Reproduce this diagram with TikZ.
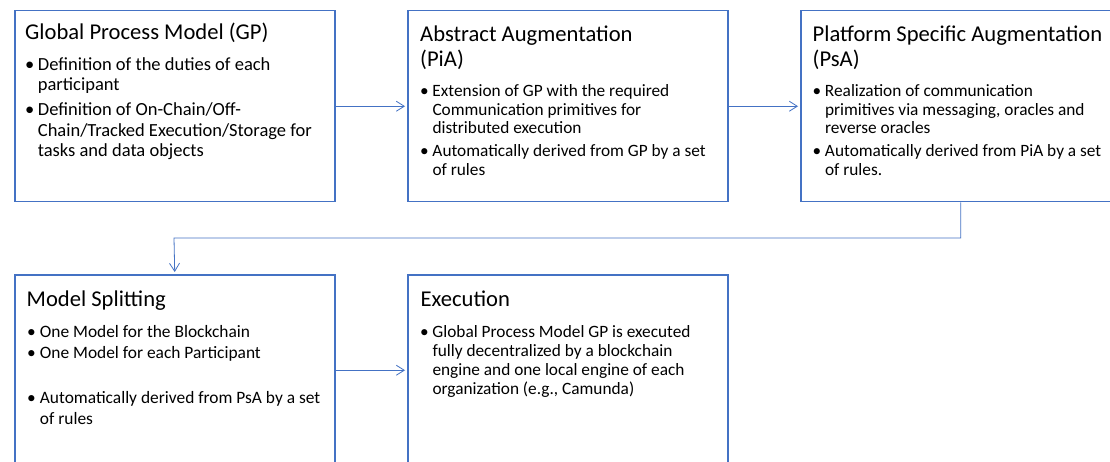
\documentclass[tikz,border=0pt]{standalone}
\usepackage{fontspec}
\setmainfont{Carlito}
\usetikzlibrary{arrows.meta}
\definecolor{boxblue}{HTML}{4472C4}
\newcommand{\fs}[2]{\fontsize{#1}{#2}\selectfont}
\begin{document}
\begin{tikzpicture}[x=1pt,y=-1pt,
  box/.style={draw=boxblue, line width=1.5pt, minimum width=320pt, minimum height=191pt, inner sep=0pt, anchor=north west},
  conn/.style={draw=boxblue, line width=0.8pt, -{Straight Barb[length=8pt,width=10pt]}, shorten >=2pt},
  txt/.style={anchor=north west, inner sep=0pt, text=black},
  bigtitle/.style={txt, font=\fs{22.6}{26.8}},
  midtitle/.style={txt, font=\fs{22.6}{24.4}},
  bigbody/.style={txt, font=\fs{18.5}{20.7}},
  msbody/.style={txt, font=\fs{17.4}{20.7}},
  smallbody/.style={txt, font=\fs{17.3}{18.3}},
  exbody/.style={txt, font=\fs{17.3}{18.9}}
]
\clip (0,0) rectangle (1110,462);
\fill[white] (0,0) rectangle (1110,462);

% boxes
\node[box] (gp) at (14,10) {};
\node[box] (pia) at (407,10) {};
\node[box] (psa) at (800,10) {};
\node[box] (ms) at (14,274) {};
\node[box] (ex) at (407,274) {};

% box 1
\node[bigtitle] (gpt) at (25,20.7) {\begin{tabular}{@{}l@{}}Global Process Model (GP)\end{tabular}};
\node[bigbody] (gpb) at (25,55.5) {\begin{tabular}{@{}p{12.7pt}@{}l@{}}
\textbullet & Definition of the duties of each\\
 & participant\\[3.8pt]
\textbullet & Definition of On-Chain/Off-\\
 & Chain/Tracked Execution/Storage for\\
 & tasks and data objects
\end{tabular}};

% box 2
\node[midtitle] (piat) at (420,24.6) {\begin{tabular}{@{}l@{}}Abstract Augmentation\\(PiA)\end{tabular}};
\node[smallbody] (piab) at (420,83.9) {\begin{tabular}{@{}p{12.3pt}@{}l@{}}
\textbullet & Extension of GP with the required\\
 & Communication primitives for\\
 & distributed execution\\[5pt]
\textbullet & Automatically derived from GP by a set\\
 & of rules
\end{tabular}};

% box 3
\node[midtitle] (psat) at (812.5,24.6) {\begin{tabular}{@{}l@{}}Platform Specific Augmentation\\(PsA)\end{tabular}};
\node[smallbody] (psab) at (812.5,83.9) {\begin{tabular}{@{}p{12.3pt}@{}l@{}}
\textbullet & Realization of communication\\
 & primitives via messaging, oracles and\\
 & reverse oracles\\[5pt]
\textbullet & Automatically derived from PiA by a set\\
 & of rules.
\end{tabular}};

% box 4
\node[bigtitle] (mst) at (26.5,287.2) {\begin{tabular}{@{}l@{}}Model Splitting\end{tabular}};
\node[msbody] (msb) at (27,322.8) {\begin{tabular}{@{}p{12.7pt}@{}l@{}}
\textbullet & One Model for the Blockchain\\
\textbullet & One Model for each Participant\\[24.6pt]
\textbullet & Automatically derived from PsA by a set\\
 & of rules
\end{tabular}};

% box 5
\node[bigtitle] (ext) at (420.5,287.2) {\begin{tabular}{@{}l@{}}Execution\end{tabular}};
\node[exbody] (exb) at (420,324.1) {\begin{tabular}{@{}p{12.3pt}@{}l@{}}
\textbullet & Global Process Model GP is executed\\
 & fully decentralized by a blockchain\\
 & engine and one local engine of each\\
 & organization (e.g., Camunda)
\end{tabular}};

% connectors
\draw[conn] (gp.east) -- (pia.west);
\draw[conn] (pia.east) -- (psa.west);
\draw[conn] (psa.south) |- (174,238) -- (ms.north);
\draw[conn] (ms.east) -- (ex.west);
\end{tikzpicture}
\end{document}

────────

Gather and return every line that holds the string "with".

Reproduce this diagram with TikZ.
\textbullet & Extension of GP with the required\\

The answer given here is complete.